Objective -
Copy all of the material word for word, except for the pictures.

Data extract -
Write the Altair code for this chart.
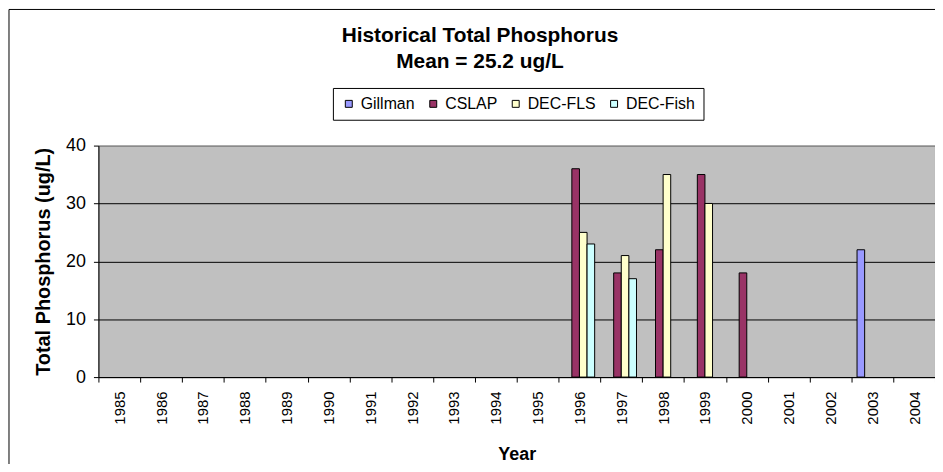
import altair as alt
import pandas as pd

years = [str(y) for y in range(1985, 2005)]
series = ["Gillman", "CSLAP", "DEC-FLS", "DEC-Fish"]
colors = ["#9999FF", "#993366", "#FFFFCC", "#CCFFFF"]

obs_year = ["1996", "1996", "1996", "1997", "1997", "1997", "1998", "1998", "1999", "1999", "2000", "2003"]
obs_series = ["CSLAP", "DEC-FLS", "DEC-Fish", "CSLAP", "DEC-FLS", "DEC-Fish", "CSLAP", "DEC-FLS", "CSLAP", "DEC-FLS", "CSLAP", "Gillman"]
obs_value = [36, 25, 23, 18, 21, 17, 22, 35, 35, 30, 18, 22]

y_ticks = [0, 10, 20, 30, 40]
title_lines = ["Historical Total Phosphorus", "Mean = 25.2 ug/L"]

FONT = "Liberation Sans"

df = pd.DataFrame({"Year": obs_year, "Series": obs_series, "Value": obs_value})

bars = alt.Chart(df).mark_bar(stroke="black", strokeWidth=1).encode(
    x=alt.X(
        "Year:N",
        scale=alt.Scale(domain=years, paddingInner=0, paddingOuter=0),
        axis=alt.Axis(
            title="Year",
            labelAngle=-90,
            labelAlign="right",
            labelBaseline="middle",
            labelPadding=9,
            labelFontSize=15,
            tickBand="extent",
            tickSize=5,
            titleFontSize=18,
            titlePadding=22,
            grid=False,
        ),
    ),
    xOffset=alt.XOffset(
        "Series:N",
        scale=alt.Scale(domain=series, paddingInner=0, paddingOuter=0.75),
    ),
    y=alt.Y(
        "Value:Q",
        scale=alt.Scale(domain=[0, 40], nice=False),
        axis=alt.Axis(
            title="Total Phosphorus (ug/L)",
            values=y_ticks,
            labelFontSize=18,
            labelPadding=8,
            tickSize=5,
            titleFontSize=20,
            titlePadding=12,
            grid=True,
            gridColor={"condition": {"test": "datum.value === 40", "value": "#808080"}, "value": "black"},
        ),
    ),
    color=alt.Color(
        "Series:N",
        scale=alt.Scale(domain=series, range=colors),
        legend=alt.Legend(
            title=None,
            orient="none",
            legendX=236,
            legendY=-58,
            direction="horizontal",
            columns=4,
            strokeColor="black",
            fillColor="white",
            padding=8,
            symbolType="square",
            symbolSize=49,
            symbolStrokeColor="black",
            symbolStrokeWidth=1,
            symbolOpacity=1,
            labelFont=FONT,
            labelFontSize=16,
            labelColor="black",
            labelOffset=4,
            columnPadding=10,
        ),
    ),
)

border = alt.Chart(pd.DataFrame({"k": [0]})).mark_rect(
    fill="transparent", stroke="black", strokeWidth=1
).encode(
    x=alt.value(-90), x2=alt.value(3000), y=alt.value(-137), y2=alt.value(3000)
)

chart = alt.layer(border, bars).properties(
    width=842,
    height=233,
    background="white",
    padding={"left": 91, "top": 137, "right": 0, "bottom": 86},
    autosize=alt.AutoSizeParams(type="none"),
    title=alt.TitleParams(
        title_lines,
        font=FONT,
        fontSize=21,
        fontWeight="bold",
        color="black",
        anchor="middle",
        frame="group",
        dx=-37,
        dy=67,
        lineHeight=26,
    ),
).configure_view(
    fill="#C0C0C0", stroke="#808080", strokeWidth=1
).configure_axis(
    domainColor="black",
    tickColor="black",
    labelColor="black",
    titleColor="black",
    labelFont=FONT,
    titleFont=FONT,
    titleFontWeight="bold",
    domainWidth=1,
    tickWidth=1,
    gridWidth=1,
)

chart.save("out.html", embed_options={"renderer": "svg", "actions": False})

Worked solution -
Write the Altair code for this chart.
import altair as alt
import pandas as pd

years = [str(y) for y in range(1985, 2005)]
series = ["Gillman", "CSLAP", "DEC-FLS", "DEC-Fish"]
colors = ["#9999FF", "#993366", "#FFFFCC", "#CCFFFF"]

obs_year = ["1996", "1996", "1996", "1997", "1997", "1997", "1998", "1998", "1999", "1999", "2000", "2003"]
obs_series = ["CSLAP", "DEC-FLS", "DEC-Fish", "CSLAP", "DEC-FLS", "DEC-Fish", "CSLAP", "DEC-FLS", "CSLAP", "DEC-FLS", "CSLAP", "Gillman"]
obs_value = [36, 25, 23, 18, 21, 17, 22, 35, 35, 30, 18, 22]

y_ticks = [0, 10, 20, 30, 40]
title_lines = ["Historical Total Phosphorus", "Mean = 25.2 ug/L"]

FONT = "Liberation Sans"

df = pd.DataFrame({"Year": obs_year, "Series": obs_series, "Value": obs_value})

bars = alt.Chart(df).mark_bar(stroke="black", strokeWidth=1).encode(
    x=alt.X(
        "Year:N",
        scale=alt.Scale(domain=years, paddingInner=0, paddingOuter=0),
        axis=alt.Axis(
            title="Year",
            labelAngle=-90,
            labelAlign="right",
            labelBaseline="middle",
            labelPadding=9,
            labelFontSize=15,
            tickBand="extent",
            tickSize=5,
            titleFontSize=18,
            titlePadding=22,
            grid=False,
        ),
    ),
    xOffset=alt.XOffset(
        "Series:N",
        scale=alt.Scale(domain=series, paddingInner=0, paddingOuter=0.75),
    ),
    y=alt.Y(
        "Value:Q",
        scale=alt.Scale(domain=[0, 40], nice=False),
        axis=alt.Axis(
            title="Total Phosphorus (ug/L)",
            values=y_ticks,
            labelFontSize=18,
            labelPadding=8,
            tickSize=5,
            titleFontSize=20,
            titlePadding=12,
            grid=True,
            gridColor={"condition": {"test": "datum.value === 40", "value": "#808080"}, "value": "black"},
        ),
    ),
    color=alt.Color(
        "Series:N",
        scale=alt.Scale(domain=series, range=colors),
        legend=alt.Legend(
            title=None,
            orient="none",
            legendX=236,
            legendY=-58,
            direction="horizontal",
            columns=4,
            strokeColor="black",
            fillColor="white",
            padding=8,
            symbolType="square",
            symbolSize=49,
            symbolStrokeColor="black",
            symbolStrokeWidth=1,
            symbolOpacity=1,
            labelFont=FONT,
            labelFontSize=16,
            labelColor="black",
            labelOffset=4,
            columnPadding=10,
        ),
    ),
)

border = alt.Chart(pd.DataFrame({"k": [0]})).mark_rect(
    fill="transparent", stroke="black", strokeWidth=1
).encode(
    x=alt.value(-90), x2=alt.value(3000), y=alt.value(-137), y2=alt.value(3000)
)

chart = alt.layer(border, bars).properties(
    width=842,
    height=233,
    background="white",
    padding={"left": 91, "top": 137, "right": 0, "bottom": 86},
    autosize=alt.AutoSizeParams(type="none"),
    title=alt.TitleParams(
        title_lines,
        font=FONT,
        fontSize=21,
        fontWeight="bold",
        color="black",
        anchor="middle",
        frame="group",
        dx=-37,
        dy=67,
        lineHeight=26,
    ),
).configure_view(
    fill="#C0C0C0", stroke="#808080", strokeWidth=1
).configure_axis(
    domainColor="black",
    tickColor="black",
    labelColor="black",
    titleColor="black",
    labelFont=FONT,
    titleFont=FONT,
    titleFontWeight="bold",
    domainWidth=1,
    tickWidth=1,
    gridWidth=1,
)

chart.save("out.html", embed_options={"renderer": "svg", "actions": False})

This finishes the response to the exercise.